The sequester law requires a 5 percent cut in federal spending in all domestic departments through Sept. 30.

Hagen said the Food Safety and Inspection Service had decided to furlough all employees at once because that would be fairest to the industry. If the agency staggered the furloughs and a solution is found after the furloughs had started, she noted, the meat, poultry and egg products industries in one part of the country would undergo an economic burden, while the others would not.

The total amount of the FSIS budget cut is likely to be $54.8 million, or 5 percent of the agency’s annual budget, Hagen said. But the figure is not certain because Congress has not yet passed the continuing resolution to fund the government for the rest of the fiscal year ending Sept. 30.

Hagen said all 9,212 FSIS employees will be furloughed, including the 8,136 inspectors and other personnel such as lab technicians that the agency considers frontline employees.

She explained that 88 percent of the FSIS budget goes for salaries and benefits, and that there is no way the agency can avoid the furloughs and comply with the sequester law.

USDA officials have also noted that plans are for one furlough day per week and no more than two furlough days per pay period, but that the furloughs would be subject to negotiations with the labor unions for the employees.

‘Sky-is-falling mantra’

Republican members of the subcommittee, including the new chairman, Robert Aderholt of Alabama, repeatedly expressed frustration that Agriculture Secretary Tom Vilsack had not found some way to avoid furloughing the inspectors.

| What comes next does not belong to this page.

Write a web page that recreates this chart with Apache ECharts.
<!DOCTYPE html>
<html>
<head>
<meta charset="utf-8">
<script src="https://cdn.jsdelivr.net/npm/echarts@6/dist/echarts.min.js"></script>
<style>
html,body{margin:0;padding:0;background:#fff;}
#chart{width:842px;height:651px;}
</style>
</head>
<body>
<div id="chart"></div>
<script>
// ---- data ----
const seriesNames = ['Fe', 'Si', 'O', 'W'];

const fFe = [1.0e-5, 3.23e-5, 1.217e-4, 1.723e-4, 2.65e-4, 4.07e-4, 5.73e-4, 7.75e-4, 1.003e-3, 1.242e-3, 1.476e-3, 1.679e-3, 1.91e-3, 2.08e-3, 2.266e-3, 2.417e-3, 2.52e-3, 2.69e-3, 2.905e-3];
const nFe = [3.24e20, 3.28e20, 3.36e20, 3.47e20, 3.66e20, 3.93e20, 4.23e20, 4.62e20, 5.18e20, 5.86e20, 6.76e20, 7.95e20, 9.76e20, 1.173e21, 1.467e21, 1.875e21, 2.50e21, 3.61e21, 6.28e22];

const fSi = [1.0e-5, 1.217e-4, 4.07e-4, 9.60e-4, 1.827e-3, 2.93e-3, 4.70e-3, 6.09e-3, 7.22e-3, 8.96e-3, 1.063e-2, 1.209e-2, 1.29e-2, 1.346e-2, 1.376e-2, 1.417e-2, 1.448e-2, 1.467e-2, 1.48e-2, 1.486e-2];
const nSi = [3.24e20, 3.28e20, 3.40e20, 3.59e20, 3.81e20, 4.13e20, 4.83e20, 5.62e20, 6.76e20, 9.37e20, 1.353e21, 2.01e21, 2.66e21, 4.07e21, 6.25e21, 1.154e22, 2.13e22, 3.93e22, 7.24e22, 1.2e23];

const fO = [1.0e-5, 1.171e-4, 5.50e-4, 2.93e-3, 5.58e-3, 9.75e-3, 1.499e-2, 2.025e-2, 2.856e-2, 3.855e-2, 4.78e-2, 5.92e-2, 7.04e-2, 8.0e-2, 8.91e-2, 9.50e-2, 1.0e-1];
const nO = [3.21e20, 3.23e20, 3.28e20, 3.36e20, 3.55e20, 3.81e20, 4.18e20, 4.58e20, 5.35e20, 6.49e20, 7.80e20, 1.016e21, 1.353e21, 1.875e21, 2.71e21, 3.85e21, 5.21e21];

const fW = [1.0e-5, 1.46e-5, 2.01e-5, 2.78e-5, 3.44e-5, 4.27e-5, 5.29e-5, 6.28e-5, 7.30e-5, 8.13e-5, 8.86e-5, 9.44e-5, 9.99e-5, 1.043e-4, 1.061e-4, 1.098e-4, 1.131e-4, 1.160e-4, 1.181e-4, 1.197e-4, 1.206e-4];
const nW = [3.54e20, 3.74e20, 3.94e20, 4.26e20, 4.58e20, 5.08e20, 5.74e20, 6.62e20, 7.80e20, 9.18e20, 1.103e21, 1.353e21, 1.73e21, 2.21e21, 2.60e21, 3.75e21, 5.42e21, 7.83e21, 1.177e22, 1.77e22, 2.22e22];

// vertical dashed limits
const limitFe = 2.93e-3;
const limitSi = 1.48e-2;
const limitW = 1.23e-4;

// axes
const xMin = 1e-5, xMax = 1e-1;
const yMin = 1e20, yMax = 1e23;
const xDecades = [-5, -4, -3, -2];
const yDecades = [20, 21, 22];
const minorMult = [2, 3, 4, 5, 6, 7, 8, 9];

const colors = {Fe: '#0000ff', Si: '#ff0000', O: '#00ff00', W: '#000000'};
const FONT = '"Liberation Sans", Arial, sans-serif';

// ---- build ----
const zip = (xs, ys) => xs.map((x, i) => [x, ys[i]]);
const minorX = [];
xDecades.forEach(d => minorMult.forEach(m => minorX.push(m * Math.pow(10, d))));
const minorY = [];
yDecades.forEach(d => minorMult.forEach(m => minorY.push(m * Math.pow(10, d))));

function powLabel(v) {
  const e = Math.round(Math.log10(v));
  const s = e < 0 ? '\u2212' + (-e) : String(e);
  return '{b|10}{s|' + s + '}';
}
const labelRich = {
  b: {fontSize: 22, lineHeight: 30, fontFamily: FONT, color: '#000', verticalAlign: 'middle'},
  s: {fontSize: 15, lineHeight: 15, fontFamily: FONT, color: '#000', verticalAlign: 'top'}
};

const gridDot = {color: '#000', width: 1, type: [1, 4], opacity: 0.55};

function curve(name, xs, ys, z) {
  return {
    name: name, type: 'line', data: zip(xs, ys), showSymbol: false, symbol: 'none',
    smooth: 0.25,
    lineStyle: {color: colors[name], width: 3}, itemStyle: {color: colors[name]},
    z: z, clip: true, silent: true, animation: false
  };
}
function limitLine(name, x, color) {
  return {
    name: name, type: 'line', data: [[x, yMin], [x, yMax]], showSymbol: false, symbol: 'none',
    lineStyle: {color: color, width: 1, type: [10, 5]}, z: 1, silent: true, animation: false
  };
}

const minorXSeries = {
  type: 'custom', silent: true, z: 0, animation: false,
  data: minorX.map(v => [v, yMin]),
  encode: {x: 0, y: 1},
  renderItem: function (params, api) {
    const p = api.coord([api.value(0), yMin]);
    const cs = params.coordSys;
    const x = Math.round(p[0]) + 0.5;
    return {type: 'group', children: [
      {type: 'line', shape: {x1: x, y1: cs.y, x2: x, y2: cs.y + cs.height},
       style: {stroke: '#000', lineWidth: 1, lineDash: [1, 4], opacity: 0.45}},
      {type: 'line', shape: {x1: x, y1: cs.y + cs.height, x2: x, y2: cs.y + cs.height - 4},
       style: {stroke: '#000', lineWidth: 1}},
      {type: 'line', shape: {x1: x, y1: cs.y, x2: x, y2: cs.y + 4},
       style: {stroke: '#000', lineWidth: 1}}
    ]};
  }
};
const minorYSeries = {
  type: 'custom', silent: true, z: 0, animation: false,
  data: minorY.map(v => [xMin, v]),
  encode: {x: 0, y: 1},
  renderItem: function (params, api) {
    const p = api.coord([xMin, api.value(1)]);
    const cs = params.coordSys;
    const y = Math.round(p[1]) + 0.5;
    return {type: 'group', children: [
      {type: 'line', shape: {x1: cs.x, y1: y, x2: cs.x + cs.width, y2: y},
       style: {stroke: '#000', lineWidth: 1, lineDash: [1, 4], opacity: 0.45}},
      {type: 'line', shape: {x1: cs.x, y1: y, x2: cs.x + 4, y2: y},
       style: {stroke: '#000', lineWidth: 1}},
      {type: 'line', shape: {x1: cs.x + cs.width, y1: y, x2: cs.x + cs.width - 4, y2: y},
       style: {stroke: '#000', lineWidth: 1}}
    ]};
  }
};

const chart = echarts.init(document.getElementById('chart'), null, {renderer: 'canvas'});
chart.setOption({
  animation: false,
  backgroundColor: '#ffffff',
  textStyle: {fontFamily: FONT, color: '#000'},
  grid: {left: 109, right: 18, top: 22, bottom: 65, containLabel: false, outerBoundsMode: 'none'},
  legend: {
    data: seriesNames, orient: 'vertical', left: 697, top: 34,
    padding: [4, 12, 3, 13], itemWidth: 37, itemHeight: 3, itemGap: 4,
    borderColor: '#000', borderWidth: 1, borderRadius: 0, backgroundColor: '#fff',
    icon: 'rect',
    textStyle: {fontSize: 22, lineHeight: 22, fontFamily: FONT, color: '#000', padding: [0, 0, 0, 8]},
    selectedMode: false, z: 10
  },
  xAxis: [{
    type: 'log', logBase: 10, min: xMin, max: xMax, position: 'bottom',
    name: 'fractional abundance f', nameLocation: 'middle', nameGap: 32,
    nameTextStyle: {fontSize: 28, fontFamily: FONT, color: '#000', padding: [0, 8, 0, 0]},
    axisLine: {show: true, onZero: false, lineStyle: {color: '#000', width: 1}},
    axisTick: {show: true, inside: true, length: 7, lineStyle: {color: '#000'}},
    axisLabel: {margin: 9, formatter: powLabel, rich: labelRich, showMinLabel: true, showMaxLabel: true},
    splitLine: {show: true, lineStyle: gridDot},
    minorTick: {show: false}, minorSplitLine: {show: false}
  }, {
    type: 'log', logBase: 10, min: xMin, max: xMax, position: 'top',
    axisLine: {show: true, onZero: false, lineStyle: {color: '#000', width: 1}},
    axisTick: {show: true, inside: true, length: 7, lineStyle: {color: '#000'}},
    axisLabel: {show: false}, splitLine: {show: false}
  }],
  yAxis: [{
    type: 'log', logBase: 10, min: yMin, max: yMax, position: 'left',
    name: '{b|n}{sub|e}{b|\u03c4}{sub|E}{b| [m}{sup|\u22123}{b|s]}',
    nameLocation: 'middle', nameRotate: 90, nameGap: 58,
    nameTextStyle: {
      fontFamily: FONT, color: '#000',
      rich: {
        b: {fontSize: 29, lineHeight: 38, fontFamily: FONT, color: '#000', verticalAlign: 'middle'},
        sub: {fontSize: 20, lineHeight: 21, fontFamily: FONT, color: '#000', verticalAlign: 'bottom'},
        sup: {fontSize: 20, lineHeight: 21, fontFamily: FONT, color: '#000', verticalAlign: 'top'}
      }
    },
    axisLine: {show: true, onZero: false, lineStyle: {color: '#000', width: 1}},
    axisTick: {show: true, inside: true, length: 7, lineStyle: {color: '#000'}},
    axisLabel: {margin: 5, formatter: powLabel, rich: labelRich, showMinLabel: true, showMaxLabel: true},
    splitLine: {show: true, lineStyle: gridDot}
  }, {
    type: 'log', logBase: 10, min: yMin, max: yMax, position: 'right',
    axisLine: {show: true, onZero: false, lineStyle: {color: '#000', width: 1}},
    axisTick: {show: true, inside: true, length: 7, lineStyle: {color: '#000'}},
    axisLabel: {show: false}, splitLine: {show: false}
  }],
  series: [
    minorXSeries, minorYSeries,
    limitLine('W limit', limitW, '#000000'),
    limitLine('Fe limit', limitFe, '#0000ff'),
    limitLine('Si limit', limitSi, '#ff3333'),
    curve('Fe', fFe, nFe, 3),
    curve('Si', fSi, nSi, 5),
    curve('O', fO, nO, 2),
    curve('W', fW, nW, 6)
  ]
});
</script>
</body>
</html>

“I do not agree with the position that the secretary has staked out on this issue while traveling around the country with his sky-is-falling mantra,” Aderholt said in opening remarks.

“FSIS’s budget has increased by nearly $75 million since 2008, to $1.004 billion,” he said. “While I realize that this is a salary-intensive agency, I hope that there is a reasonable and responsible way to meet the challenges of sequestration while minimizing the impact on frontline inspectors and industry alike.”

But Hagen was firm that U.S. Department of Agriculture lawyers have examined the meat inspection and sequester statutes and found no alternative to the furloughs planned.

Reminded that FSIS has kept the inspectors on the job during government shutdowns, Hagen noted that the sequester is different because Congress does not plan to provide the agency the money that has been sequestered for this year, and is planning on maintaining the cuts in future years.

USDA employees, she noted, are prohibited “from spending money we don’t have. This is different from a shutdown.”

“We are looking at an enormous economic disruption,” Hagen acknowledged, but said there is no danger to food safety because meat that has not been inspected cannot be sold.

She also said it would not be practical to shift inspectors from one plant to another because that would involve travel expenses and could also endanger food safety because inspectors would be assigned to tasks they are not used to performing.

USDA does not have the flexibility to move money among accounts to keep the meat inspectors on the job. But eight Republican senators including Sen. John Hoeven, R-N.D., proposed giving USDA flexibility to move money around to avoid the furloughs. The House-passed continuing resolution does not contain any flexibility for the meat inspectors and some House Republicans have said they don’t want to give the Obama administration flexibility in spending, but Aderholt said he would “take a look” at the amendment.

Aderholt noted that Vilsack had not asked for the flexibility and also said that he does not share the concerns of some Republicans about giving the Obama administration the flexibility to shift money around.

“This is a CR [continuing resolution],”“Aderholt said. “The department understands and we understand it would be appropriate to give them that flexibility.”